Muted shades often look richer because they let fit and fabric stand out. Cream, navy, chocolate, olive, charcoal, and soft white work beautifully. You can still wear bright colors, but they need balance or they start wearing you.

How should women style boutique dresses for casual and dressy settings?

A boutique dress changes mood through shoes, outerwear, and jewelry. Add sneakers and a cropped jacket for daytime. Switch to a heeled sandal, cleaner bag, and one striking accessory when you want a dressier feel.

What boutique style tips help curvy women look balanced and confident?

Focus on shape, drape, and proportion. Wrap styles, defined waists, open necklines, and trousers with clean lines usually work well. Skip anything that squeezes or hangs without purpose. Good fit feels calm, not restrictive.

Are boutique clothes better than fast fashion for building a personal style?

Often, yes. Boutique clothes usually feel more distinct and less copy-paste, which helps you build a look that feels personal. Fast fashion can fill gaps, but boutique pieces tend to give your wardrobe its actual character.

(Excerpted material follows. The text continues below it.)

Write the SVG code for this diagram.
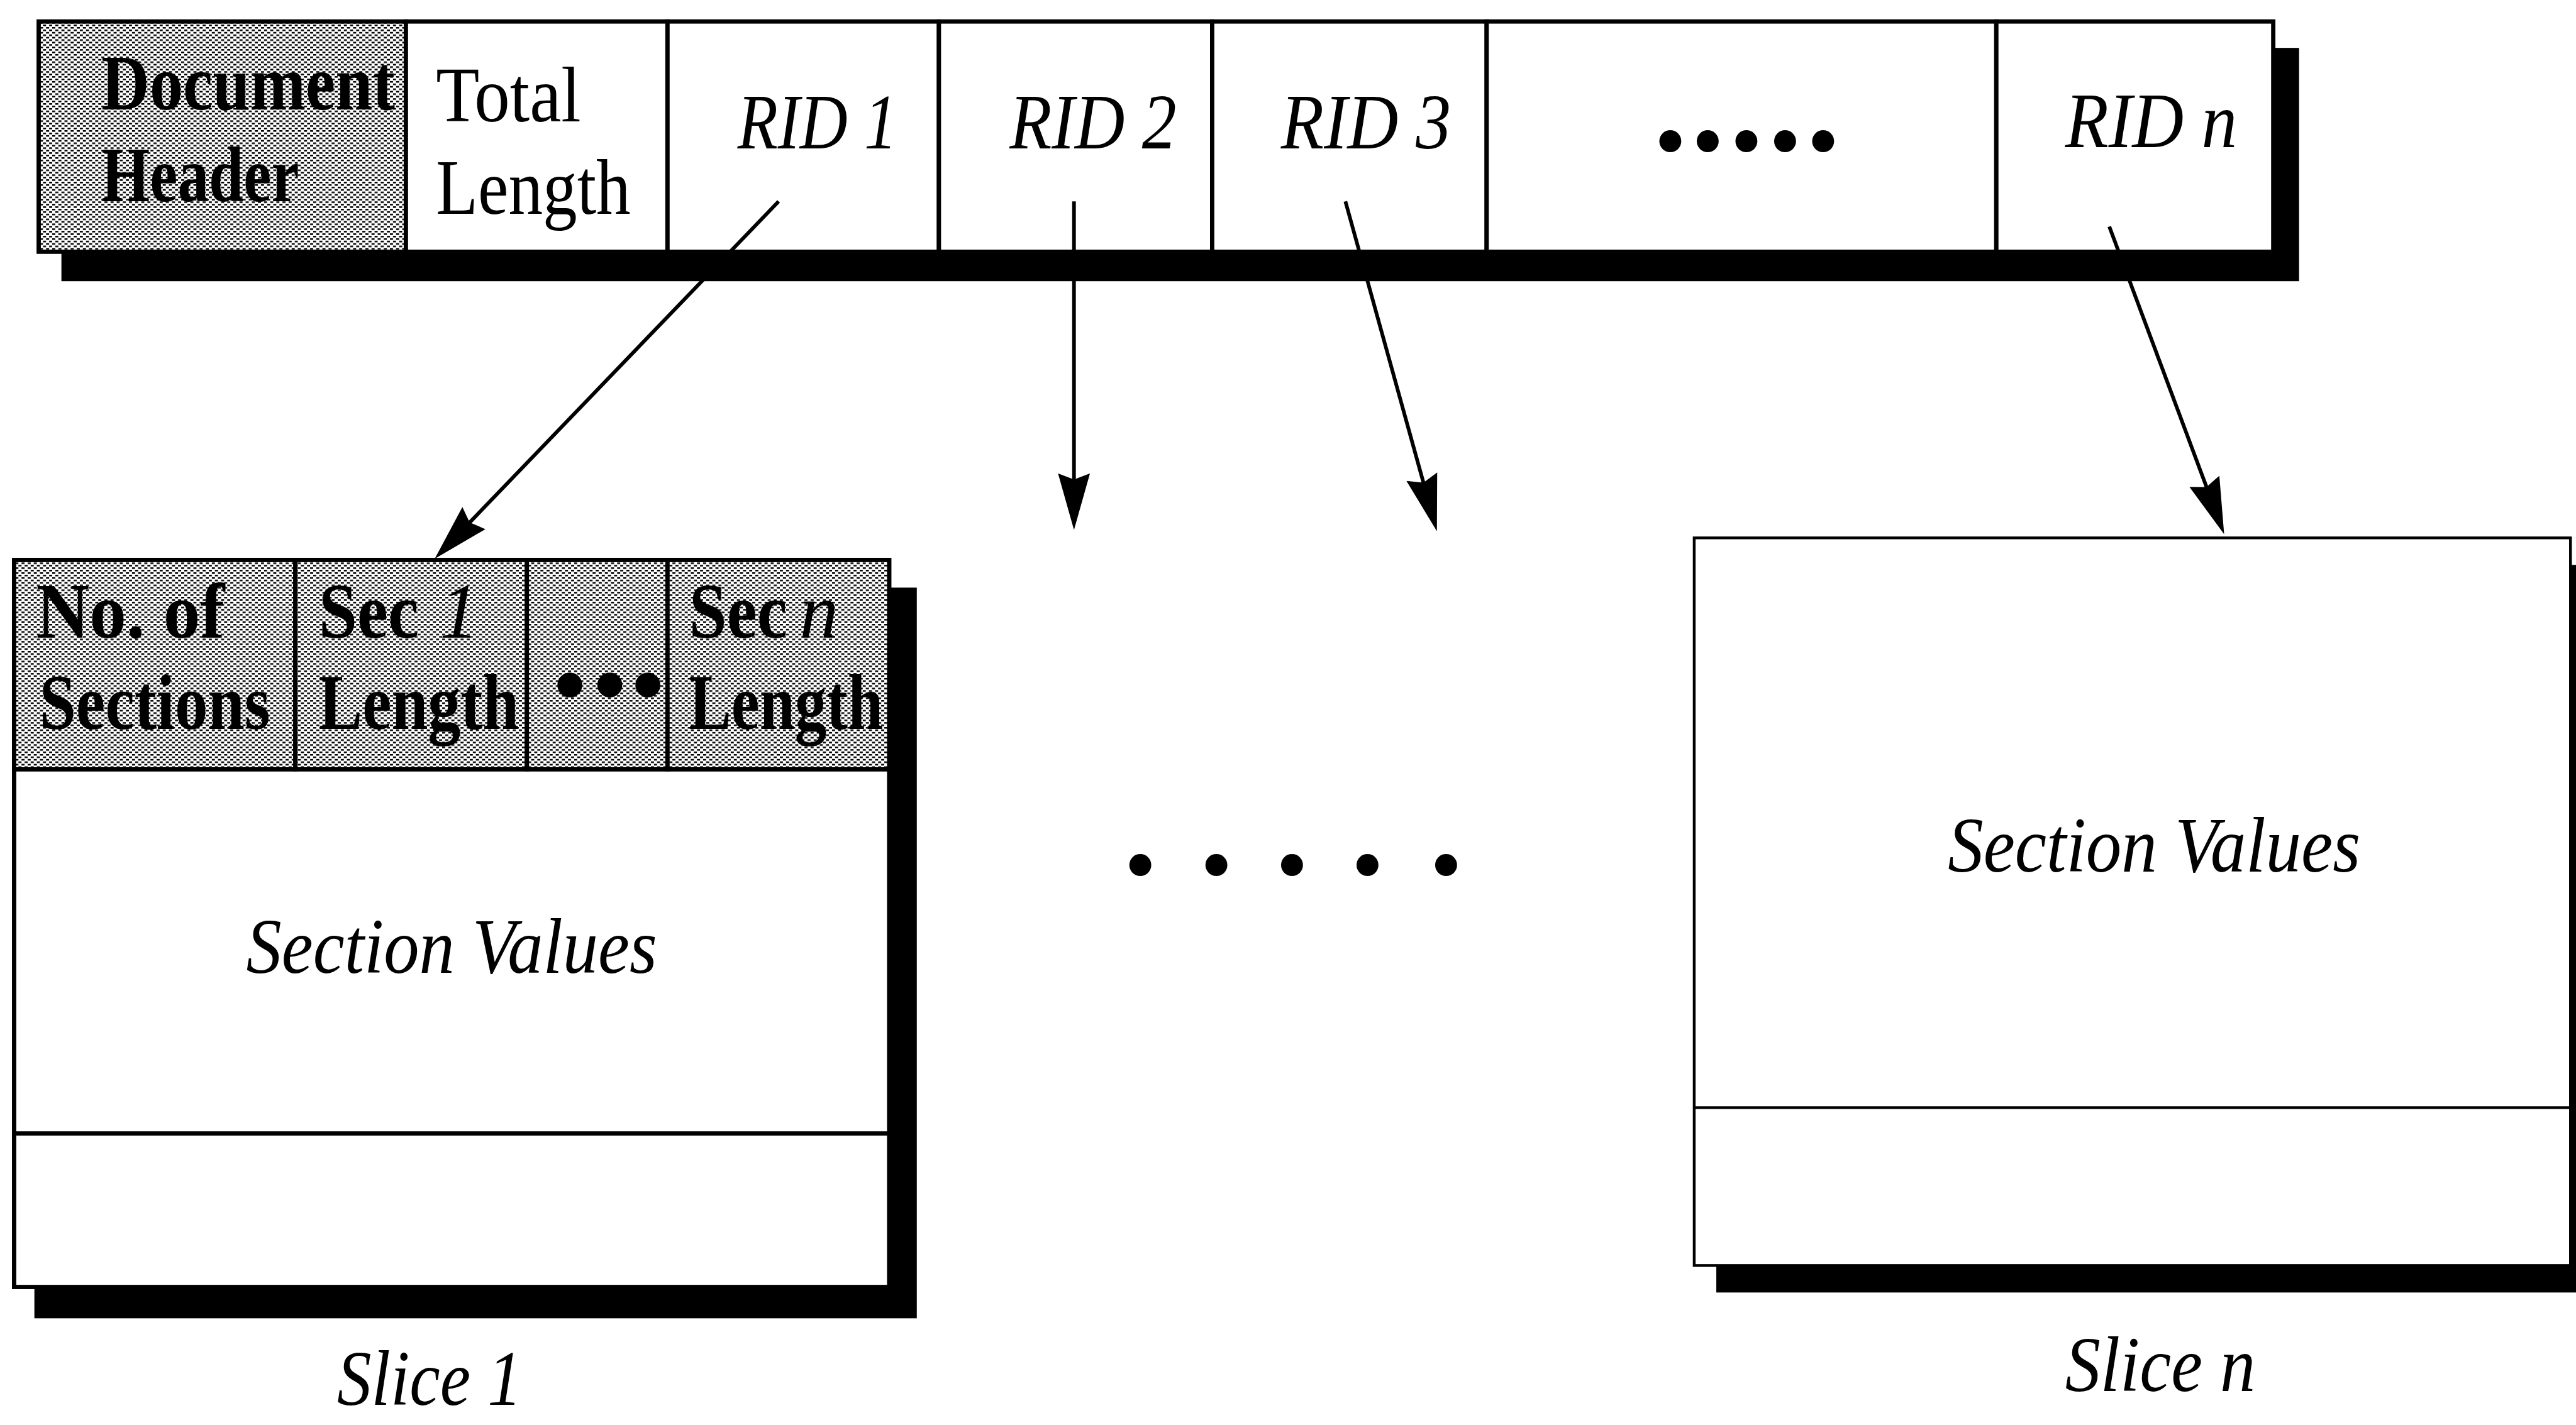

How do I choose accessories for boutique outfits without overdoing them?

Pick one main accent and let it lead. That could be earrings, shoes, or a bag. Once you choose that hero piece, keep the rest quieter. Editing is the difference between stylish and overstuffed.

What shoes work best with boutique fashion for everyday wear?

Pointed flats, loafers, sleek ankle boots, low block heels, and refined sneakers all work well. The best pair depends on the outfit’s shape. Your shoes should support the line of the look, not interrupt it.

How can I shop small boutiques without wasting money on impulse buys?

Go in with a plan and test each piece against your real life. Ask whether it fits well, feels good, and works with at least three items you already own. If it fails that test, it is not a smart buy.

What is the easiest way to start building a boutique-inspired wardrobe?

Start with one outfit formula you know you will wear. Maybe that is a great blouse, clean jeans, a polished shoe, and a structured bag. Build from repeatable combinations first, then add personality piece by piece.